Although the discussion above focuses on an eddy current monitoring system, the correction techniques can be applied to other sorts of monitoring systems, e.g., optical monitoring systems, that scan over an edge of substrate. In addition, although the discussion above focuses on a polishing system, the correction techniques can be applied to other sorts of substrate processing systems, e.g., deposition or etching systems, that include an in-situ monitoring system that scans over an edge of substrate.

The functional operations described in this specification can be implemented in digital electronic circuitry, or in computer software, firmware, or hardware, including the structural means disclosed in this specification and structural equivalents thereof, or in combinations of them. Embodiments can be implemented as one or more computer program products, i.e., one or more computer programs tangibly embodied in an information carrier, e.g., in a non-transitory machine readable storage medium or in a propagated signal, for execution by, or to control the operation of, data processing apparatus, e.g., a programmable processor, a computer, or multiple processors or computers. A computer program (also known as a program, software, software application, or code) can be written in any form of programming language, including compiled or interpreted languages, and it can be deployed in any form, including as a standalone program or as a module, component, subroutine, or other unit suitable for use in a computing environment. A computer program does not necessarily correspond to a file. A program can be stored in a portion of a file that holds other programs or data, in a single file dedicated to the program in question, or in multiple coordinated files (e.g., files that store one or more modules, sub programs, or portions of code). A computer program can be deployed to be executed on one computer or on multiple computers at one site or distributed across multiple sites and interconnected by a communication network.
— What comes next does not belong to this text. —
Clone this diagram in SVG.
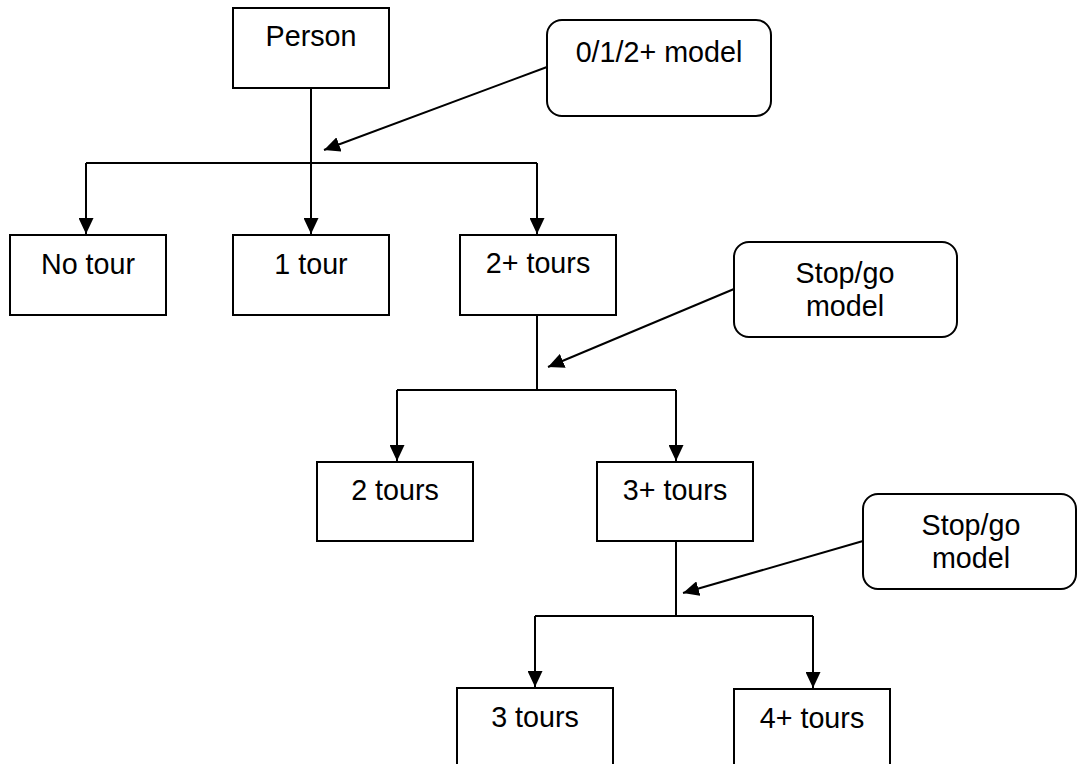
<svg xmlns="http://www.w3.org/2000/svg" width="1079" height="764" viewBox="0 0 1079 764">
<style>
.box{fill:#fff;stroke:#000;stroke-width:2}
.call{fill:#fff;stroke:#000;stroke-width:2}
.t{font-family:"Liberation Sans",Arial,sans-serif;font-size:28.7px;fill:#000;text-anchor:middle}
.c{fill:none;stroke:#000;stroke-width:2}
</style>
<defs>
<marker id="ah" markerUnits="userSpaceOnUse" markerWidth="16" markerHeight="15" refX="16" refY="7.5" orient="auto">
<path d="M0,0 L16,7.5 L0,15 z" fill="#000"/>
</marker>
</defs>
<rect width="1079" height="764" fill="#fff"/>
<g id="connectors">
<path class="c" d="M311 88 V234" marker-end="url(#ah)"/>
<path class="c" d="M86 163 H537"/>
<path class="c" d="M86 163 V234" marker-end="url(#ah)"/>
<path class="c" d="M537 163 V234" marker-end="url(#ah)"/>
<path class="c" d="M537 315 V390"/>
<path class="c" d="M397 390 H676"/>
<path class="c" d="M397 390 V461" marker-end="url(#ah)"/>
<path class="c" d="M676 390 V461" marker-end="url(#ah)"/>
<path class="c" d="M676 541 V616"/>
<path class="c" d="M535 616 H813"/>
<path class="c" d="M535 616 V687" marker-end="url(#ah)"/>
<path class="c" d="M813 616 V688" marker-end="url(#ah)"/>
<path class="c" d="M547 67 L324 150" marker-end="url(#ah)"/>
<path class="c" d="M734 289 L548 367" marker-end="url(#ah)"/>
<path class="c" d="M863 541 L683 593" marker-end="url(#ah)"/>
</g>
<g id="person"><rect class="box" x="233" y="8" width="156" height="80"/><text class="t" x="311" y="46">Person</text></g>
<g id="notour"><rect class="box" x="10" y="235" width="156" height="80"/><text class="t" x="88" y="274">No tour</text></g>
<g id="onetour"><rect class="box" x="233" y="235" width="156" height="80"/><text class="t" x="311" y="274">1 tour</text></g>
<g id="twoplus"><rect class="box" x="460" y="235" width="156" height="80"/><text class="t" x="538" y="273">2+ tours</text></g>
<g id="two"><rect class="box" x="317" y="462" width="156" height="79"/><text class="t" x="395" y="500">2 tours</text></g>
<g id="threeplus"><rect class="box" x="597" y="462" width="156" height="79"/><text class="t" x="675" y="500">3+ tours</text></g>
<g id="three"><rect class="box" x="457" y="688" width="156" height="80"/><text class="t" x="535" y="727">3 tours</text></g>
<g id="fourplus"><rect class="box" x="734" y="689" width="156" height="80"/><text class="t" x="812" y="728">4+ tours</text></g>
<g id="callout1"><rect class="call" x="547" y="20" width="224" height="96" rx="15"/><text class="t" x="659" y="62">0/1/2+ model</text></g>
<g id="callout2"><rect class="call" x="734" y="242" width="223" height="95" rx="15"/><text class="t" x="845" y="283">Stop/go</text><text class="t" x="845" y="316">model</text></g>
<g id="callout3"><rect class="call" x="863" y="494" width="213" height="95" rx="15"/><text class="t" x="971" y="535">Stop/go</text><text class="t" x="971" y="568">model</text></g>
</svg>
The processes and logic flows described in this specification can be performed by one or more programmable processors executing one or more computer programs to perform functions by operating on input data and generating output. The processes and logic flows can also be performed by, and apparatus can also be implemented as, special purpose logic circuitry, e.g., an FPGA (field programmable gate array) or an ASIC (application specific integrated circuit).

A number of embodiments have been described. Nevertheless, it will be understood that various modifications may be made without departing from the spirit and scope of this disclosure. Accordingly, other embodiments are within the scope of the following claims.